# [DIRECTIONS FOR THIS TASK]
Reproduce exactly, and only, the lines of the material below running from the line bearing "What matplotlib code" through the line bearing "import matplotlib.pyplot as plt". Leave any pictures out.

# [DATA EXTRACT]
━━━━━━━━━━━━━━━━━━━━━━━━━━━━━━
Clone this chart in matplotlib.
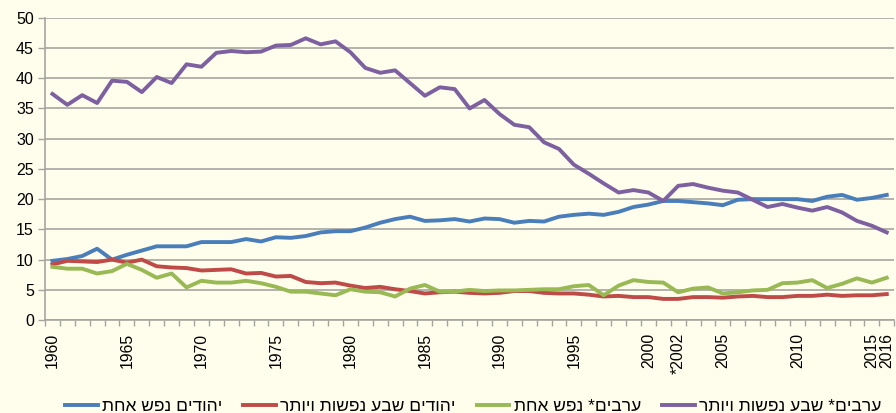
━━━━━━━━━━━━━━━━━━━━━━━━━━━━━━
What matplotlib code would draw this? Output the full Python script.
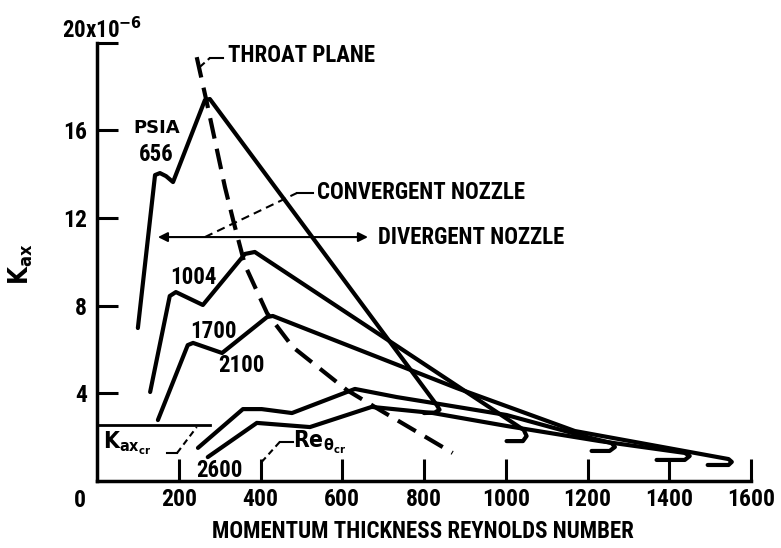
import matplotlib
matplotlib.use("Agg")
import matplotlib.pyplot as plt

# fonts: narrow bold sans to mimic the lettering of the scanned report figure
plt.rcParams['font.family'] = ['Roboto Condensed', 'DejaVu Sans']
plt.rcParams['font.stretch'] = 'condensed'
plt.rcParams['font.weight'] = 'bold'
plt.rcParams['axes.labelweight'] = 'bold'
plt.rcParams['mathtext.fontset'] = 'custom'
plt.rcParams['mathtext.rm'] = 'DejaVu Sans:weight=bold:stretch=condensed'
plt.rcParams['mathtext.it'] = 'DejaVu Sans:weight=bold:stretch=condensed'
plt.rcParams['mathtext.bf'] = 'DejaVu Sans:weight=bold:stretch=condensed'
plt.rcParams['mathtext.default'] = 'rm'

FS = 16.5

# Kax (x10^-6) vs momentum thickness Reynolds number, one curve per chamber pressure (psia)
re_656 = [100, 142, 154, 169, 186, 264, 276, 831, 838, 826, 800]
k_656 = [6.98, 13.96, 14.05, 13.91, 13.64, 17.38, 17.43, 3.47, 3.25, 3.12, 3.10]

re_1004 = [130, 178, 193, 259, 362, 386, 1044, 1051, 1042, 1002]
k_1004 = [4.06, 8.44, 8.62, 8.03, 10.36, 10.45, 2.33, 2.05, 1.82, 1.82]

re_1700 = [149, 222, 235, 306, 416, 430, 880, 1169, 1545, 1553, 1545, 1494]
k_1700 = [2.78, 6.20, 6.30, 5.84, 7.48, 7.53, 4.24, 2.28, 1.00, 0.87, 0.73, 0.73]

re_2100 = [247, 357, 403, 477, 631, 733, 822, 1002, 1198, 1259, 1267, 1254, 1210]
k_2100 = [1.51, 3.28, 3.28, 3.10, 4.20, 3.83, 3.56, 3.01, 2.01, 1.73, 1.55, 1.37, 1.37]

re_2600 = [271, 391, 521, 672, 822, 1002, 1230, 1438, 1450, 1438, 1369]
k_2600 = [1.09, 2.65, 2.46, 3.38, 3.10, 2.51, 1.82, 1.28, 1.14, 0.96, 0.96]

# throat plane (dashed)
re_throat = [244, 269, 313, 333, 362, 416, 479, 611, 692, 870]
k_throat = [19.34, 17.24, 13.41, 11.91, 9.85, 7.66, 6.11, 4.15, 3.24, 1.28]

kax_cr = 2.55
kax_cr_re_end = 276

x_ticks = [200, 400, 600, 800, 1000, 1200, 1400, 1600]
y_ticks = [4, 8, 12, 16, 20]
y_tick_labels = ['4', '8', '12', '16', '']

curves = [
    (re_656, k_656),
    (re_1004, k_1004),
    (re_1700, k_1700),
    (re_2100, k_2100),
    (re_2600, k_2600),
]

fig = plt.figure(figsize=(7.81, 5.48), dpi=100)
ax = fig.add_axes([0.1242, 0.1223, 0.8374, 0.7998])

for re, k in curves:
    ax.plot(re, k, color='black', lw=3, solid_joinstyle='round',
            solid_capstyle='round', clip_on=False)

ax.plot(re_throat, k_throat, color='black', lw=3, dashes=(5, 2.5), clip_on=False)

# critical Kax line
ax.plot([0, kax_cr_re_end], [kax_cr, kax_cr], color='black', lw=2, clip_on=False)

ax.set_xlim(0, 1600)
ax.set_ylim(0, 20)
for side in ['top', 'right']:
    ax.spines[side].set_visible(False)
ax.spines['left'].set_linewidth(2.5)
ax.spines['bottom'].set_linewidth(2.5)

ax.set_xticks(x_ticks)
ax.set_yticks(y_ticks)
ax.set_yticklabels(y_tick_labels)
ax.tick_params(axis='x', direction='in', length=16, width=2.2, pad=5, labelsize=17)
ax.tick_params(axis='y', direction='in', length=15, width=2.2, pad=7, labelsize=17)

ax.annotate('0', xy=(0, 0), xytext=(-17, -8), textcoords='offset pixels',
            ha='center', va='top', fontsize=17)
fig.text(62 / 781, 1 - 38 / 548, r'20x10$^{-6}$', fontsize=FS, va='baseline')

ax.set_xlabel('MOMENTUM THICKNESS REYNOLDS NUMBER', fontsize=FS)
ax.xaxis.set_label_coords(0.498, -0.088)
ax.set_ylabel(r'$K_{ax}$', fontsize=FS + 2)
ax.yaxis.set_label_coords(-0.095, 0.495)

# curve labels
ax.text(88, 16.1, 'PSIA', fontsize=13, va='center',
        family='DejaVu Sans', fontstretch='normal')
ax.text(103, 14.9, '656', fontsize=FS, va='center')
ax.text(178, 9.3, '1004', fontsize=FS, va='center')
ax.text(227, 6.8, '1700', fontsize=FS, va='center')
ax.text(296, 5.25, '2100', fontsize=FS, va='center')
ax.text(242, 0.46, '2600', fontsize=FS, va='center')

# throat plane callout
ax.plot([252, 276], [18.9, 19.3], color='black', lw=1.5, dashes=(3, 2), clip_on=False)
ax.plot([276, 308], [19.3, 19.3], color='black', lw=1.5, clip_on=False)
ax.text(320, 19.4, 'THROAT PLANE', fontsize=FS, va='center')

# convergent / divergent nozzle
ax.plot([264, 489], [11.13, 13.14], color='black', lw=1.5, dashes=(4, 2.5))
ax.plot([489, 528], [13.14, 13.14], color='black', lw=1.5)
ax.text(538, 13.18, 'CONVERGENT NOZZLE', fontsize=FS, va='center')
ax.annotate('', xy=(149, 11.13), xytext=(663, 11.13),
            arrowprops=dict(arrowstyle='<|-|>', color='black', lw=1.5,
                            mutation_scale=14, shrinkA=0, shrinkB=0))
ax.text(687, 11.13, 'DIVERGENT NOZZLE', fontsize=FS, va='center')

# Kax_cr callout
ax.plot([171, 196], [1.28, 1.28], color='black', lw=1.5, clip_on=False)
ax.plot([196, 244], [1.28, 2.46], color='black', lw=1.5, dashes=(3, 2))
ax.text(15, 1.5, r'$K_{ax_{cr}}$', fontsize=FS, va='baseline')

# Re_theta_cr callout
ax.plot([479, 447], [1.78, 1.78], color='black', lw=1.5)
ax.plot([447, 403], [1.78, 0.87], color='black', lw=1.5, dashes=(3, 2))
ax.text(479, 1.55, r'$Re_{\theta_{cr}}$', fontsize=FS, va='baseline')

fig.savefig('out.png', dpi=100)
━━━━━━━━━━━━━━━━━━━━━━━━━━━━━━
# [TASK SOLUTION]
What matplotlib code would draw this? Output the full Python script.
import matplotlib
matplotlib.use("Agg")
import matplotlib.pyplot as plt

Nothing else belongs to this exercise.